Düşünce alanında Türkiye'de ana çizgileriyle gelenekler var. Bir sol gelenekten sağ gelenekten muhafazakâr gelenekten liberal gelenekten bahsedilebilir. Ancak bunlar ekolleşme mektepleşme anlamında gelenekleşememişlerdir. Bunun iki sebebi vardır: Birincisi tarihsel olarak bürokratik-köylü toplumu olmamızdır. Köylünün üretemeyeceği bürokrasinin de tabiatına uygun olmayan düşünceler bu ikisinin dışında gelenekselleşebilecekleri orta sınıfa dayalı bir zemin bulamamışlardır. İkincisi de siyasî krizlerin siyasî rejim değişikliklerinin darbelerin devrimlerin Türkiye'de olabilecek gelenekleşmeyi de kırmış olmasıdır.

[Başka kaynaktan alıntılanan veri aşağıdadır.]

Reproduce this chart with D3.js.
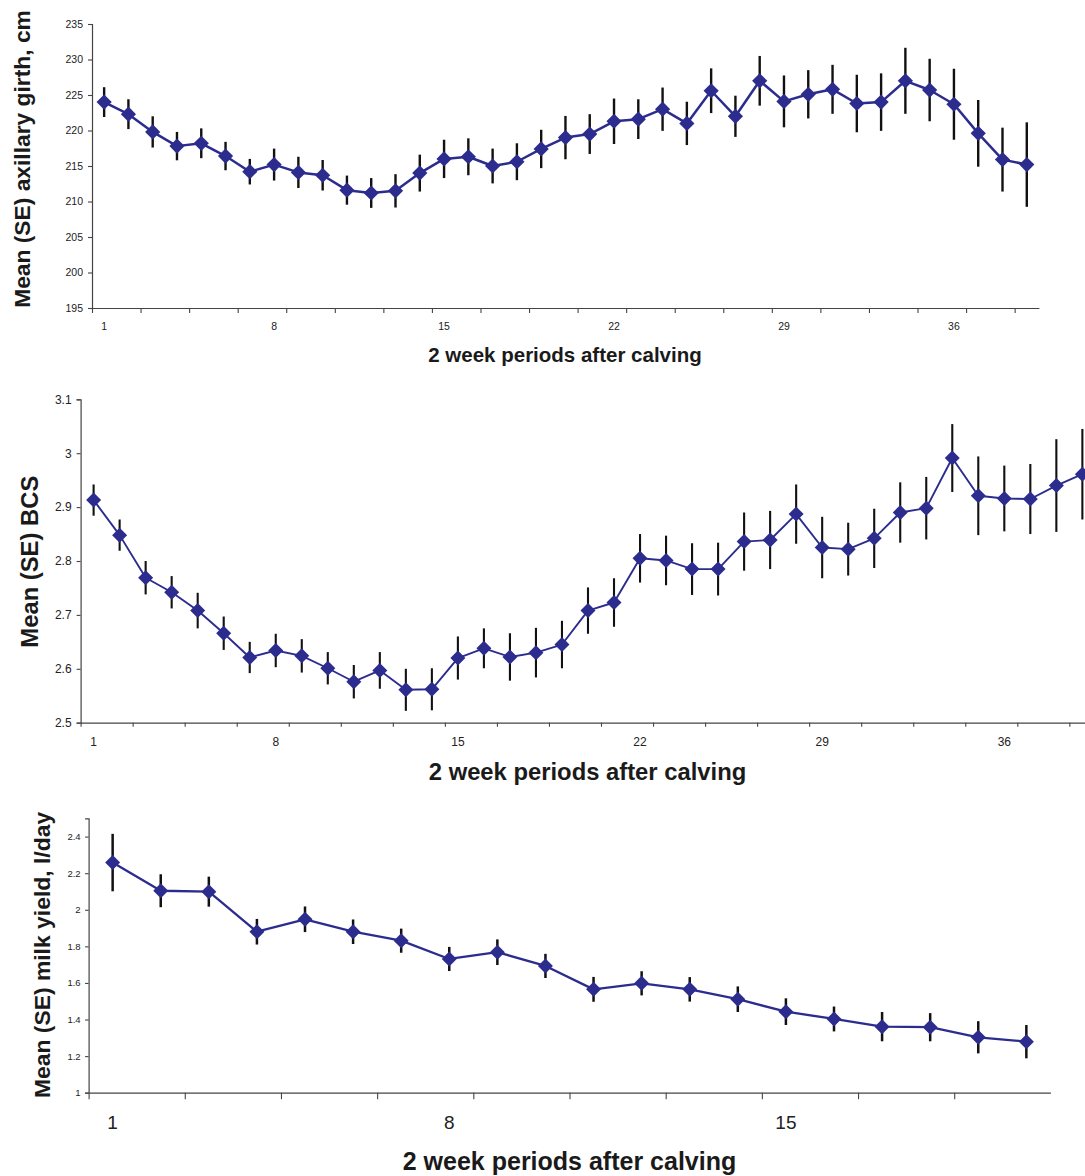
<!DOCTYPE html>
<html>
<head>
<meta charset="utf-8">
<script src="https://d3js.org/d3.v7.min.js"></script>
<style>
  html, body { margin: 0; padding: 0; background: #fff; }
  svg { display: block; }
  text { font-family: "Liberation Sans", Arial, sans-serif; }
</style>
</head>
<body>
<svg id="chart" width="1085" height="1176"></svg>
<script>
// ---------- DATA ----------
const girthMean = [224.0,222.3,219.8,217.8,218.2,216.4,214.2,215.2,214.1,213.7,211.6,211.2,211.5,214.0,216.0,216.3,215.0,215.6,217.4,219.0,219.5,221.3,221.6,223.0,221.0,225.6,222.0,227.0,224.1,225.1,225.8,223.8,224.0,227.0,225.7,223.7,219.6,215.9,215.2];
const girthSE   = [2.1,2.1,2.2,2.0,2.1,2.0,1.8,2.25,2.2,2.15,2.05,2.1,2.35,2.6,2.7,2.6,2.45,2.6,2.7,3.05,2.8,3.2,2.8,3.05,3.05,3.15,2.9,3.5,3.65,3.4,3.45,4.05,4.05,4.65,4.4,5.0,4.7,4.5,5.95];

const bcsMean = [2.913,2.848,2.769,2.742,2.708,2.666,2.621,2.634,2.624,2.601,2.576,2.597,2.561,2.562,2.620,2.638,2.622,2.630,2.645,2.708,2.723,2.805,2.801,2.785,2.785,2.836,2.839,2.887,2.825,2.822,2.842,2.890,2.898,2.991,2.921,2.916,2.915,2.940,2.961];
const bcsSE   = [0.029,0.029,0.031,0.030,0.033,0.031,0.029,0.031,0.031,0.030,0.031,0.034,0.039,0.039,0.040,0.037,0.044,0.046,0.044,0.043,0.045,0.045,0.046,0.048,0.049,0.054,0.054,0.055,0.057,0.049,0.055,0.056,0.058,0.063,0.073,0.061,0.065,0.086,0.084];

const milkMean = [2.258,2.104,2.099,1.880,1.948,1.880,1.831,1.731,1.768,1.693,1.565,1.598,1.565,1.511,1.443,1.403,1.361,1.358,1.303,1.279];
const milkSE   = [0.157,0.090,0.082,0.070,0.070,0.067,0.066,0.066,0.070,0.066,0.068,0.066,0.067,0.070,0.073,0.068,0.080,0.077,0.088,0.091];

const girthYTicks = [195,200,205,210,215,220,225,230,235];
const bcsYTicks   = [2.5,2.6,2.7,2.8,2.9,3.0,3.1];
const milkYTicks  = [1,1.2,1.4,1.6,1.8,2,2.2,2.4];
const longXLabels  = [1,8,15,22,29,36];
const shortXLabels = [1,8,15];

const xTitle = "2 week periods after calving";

// ---------- LAYOUT ----------
const svg = d3.select("#chart");
const MARK = "#2B2C8E";
const AXIS = "#444";

const panels = [
  { mean: girthMean, se: girthSE, yDomain: [195,235], yTicks: girthYTicks, xLabels: longXLabels,
    x0: 92, catW: 24.28, yTop: 24, yBot: 308,
    yTickLen: 4, xTickLen: 5, yLabSize: 10.5, yLabGap: 9, xLabSize: 10.5, xLabY: 329.5,
    yTitle: "Mean (SE) axillary girth, cm", yTitleX: 29.5, yTitleY: 159, yTitleSize: 22.8,
    xTitleX: 565, xTitleY: 362, xTitleSize: 20.5,
    lineW: 2.5, errW: 2.4, mSize: 7.6 },
  { mean: bcsMean, se: bcsSE, yDomain: [2.5,3.1], yTicks: bcsYTicks, xLabels: longXLabels,
    x0: 80.6, catW: 26.02, yTop: 399.3, yBot: 722.7,
    yTickLen: 4, xTickLen: 4, yLabSize: 12, yLabGap: 9, xLabSize: 12, xLabY: 746,
    yTitle: "Mean (SE) BCS", yTitleX: 38.3, yTitleY: 561.7, yTitleSize: 23.8,
    xTitleX: 587.5, xTitleY: 780, xTitleSize: 23.8,
    lineW: 1.9, errW: 2.1, mSize: 7.5 },
  { mean: milkMean, se: milkSE, yDomain: [1,2.5], yTicks: milkYTicks, xLabels: shortXLabels,
    x0: 88.6, catW: 48.09, yTop: 818.3, yBot: 1092.7,
    yTickLen: 3.5, xTickLen: 6.5, yLabSize: 9.5, yLabGap: 8, xLabSize: 19, xLabY: 1129,
    yTitle: "Mean (SE) milk yield, l/day", yTitleX: 50, yTitleY: 955, yTitleSize: 22.9,
    xTitleX: 569.5, xTitleY: 1170, xTitleSize: 25,
    lineW: 2.3, errW: 2.5, mSize: 7.5 }
];

const fmt = v => String(+v.toFixed(2));

panels.forEach(p => {
  const n = p.mean.length;
  const data = p.mean.map((m, i) => ({ cat: i + 1, m, se: p.se[i] }));
  const x = d3.scaleLinear().domain([0.5, n + 0.5]).range([p.x0, p.x0 + n * p.catW]);
  const y = d3.scaleLinear().domain(p.yDomain).range([p.yBot, p.yTop]);
  const g = svg.append("g");

  // Y axis
  const yAxis = d3.axisLeft(y).tickValues(p.yTicks).tickSize(p.yTickLen).tickPadding(p.yLabGap - p.yTickLen).tickFormat(fmt);
  const ya = g.append("g").attr("transform", `translate(${p.x0},0)`).call(yAxis);
  ya.select(".domain").attr("stroke", AXIS).attr("stroke-width", 1.2);
  ya.selectAll(".tick line").attr("stroke", AXIS).attr("stroke-width", 1.1);
  ya.selectAll(".tick text").attr("fill", "#222").attr("font-size", p.yLabSize)
    .style("font-family", "'Liberation Sans', Arial, sans-serif");

  // X axis ticks (boundaries every 2 categories)
  const tickVals = d3.range(0.5, n + 0.5, 2);
  const xAxis = d3.axisBottom(x).tickValues(tickVals).tickSize(p.xTickLen).tickSizeOuter(0).tickFormat("");
  const xa = g.append("g").attr("transform", `translate(0,${p.yBot})`).call(xAxis);
  xa.select(".domain").attr("stroke", AXIS).attr("stroke-width", 1.2);
  xa.selectAll(".tick line").attr("stroke", AXIS).attr("stroke-width", 1.1);

  // X labels
  g.selectAll(".xlab").data(p.xLabels).enter().append("text")
    .attr("class", "xlab")
    .attr("x", d => x(d)).attr("y", p.xLabY)
    .attr("text-anchor", "middle").attr("font-size", p.xLabSize).attr("fill", "#222")
    .text(d => d);

  // Line
  const line = d3.line().x(d => x(d.cat)).y(d => y(d.m));
  g.append("path").datum(data).attr("d", line)
    .attr("fill", "none").attr("stroke", MARK).attr("stroke-width", p.lineW).attr("stroke-linejoin", "round");

  // Error bars
  g.selectAll(".err").data(data).enter().append("line")
    .attr("x1", d => x(d.cat)).attr("x2", d => x(d.cat))
    .attr("y1", d => y(d.m - d.se)).attr("y2", d => y(d.m + d.se))
    .attr("stroke", "#111").attr("stroke-width", p.errW);

  // Diamonds
  const s = p.mSize;
  g.selectAll(".mk").data(data).enter().append("path")
    .attr("d", d => { const cx = x(d.cat), cy = y(d.m); return `M${cx},${cy - s}L${cx + s},${cy}L${cx},${cy + s}L${cx - s},${cy}Z`; })
    .attr("fill", MARK);

  // Titles
  g.append("text").attr("x", p.xTitleX).attr("y", p.xTitleY)
    .attr("text-anchor", "middle").attr("font-weight", "bold").attr("font-size", p.xTitleSize).attr("fill", "#1a1a1a")
    .text(xTitle);
  g.append("text").attr("transform", `translate(${p.yTitleX},${p.yTitleY}) rotate(-90)`)
    .attr("text-anchor", "middle").attr("font-weight", "bold").attr("font-size", p.yTitleSize).attr("fill", "#1a1a1a")
    .text(p.yTitle);
});
</script>
</body>
</html>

Tanzimat'tan itibaren modern düşünce hareketlerinin başladığını düşünülürse büyük siyasî krizler büyük savaşlar düşüncelerin nesillerden nesillere devam etmesini önlemiştir. Çünkü her zaman Türk Aydını acil problemleri düşünmek zorunda kalmıştır. Cumhuriyet dönemi kendisinden önceki tarihi tamamen reddettiği için fikir hareketlerinin devamı da söz konusu olmamıştır. Cumhuriyet sadece toplumun gelişmesini engelleyen unsurlarla kopmamızı değil aynı zamanda toplumun dinamik gelişmesine katkıda bulunacak tarihteki unsurlardan da kopmamıza yol açmıştır.
Türkiye'deki tek meşru gelenek inkılâpçı devrimci gelenektir. Liberal ve muhafazakâr gelenek nesiller boyunca Türkiye'de devlet tarafından kötülenmiştir.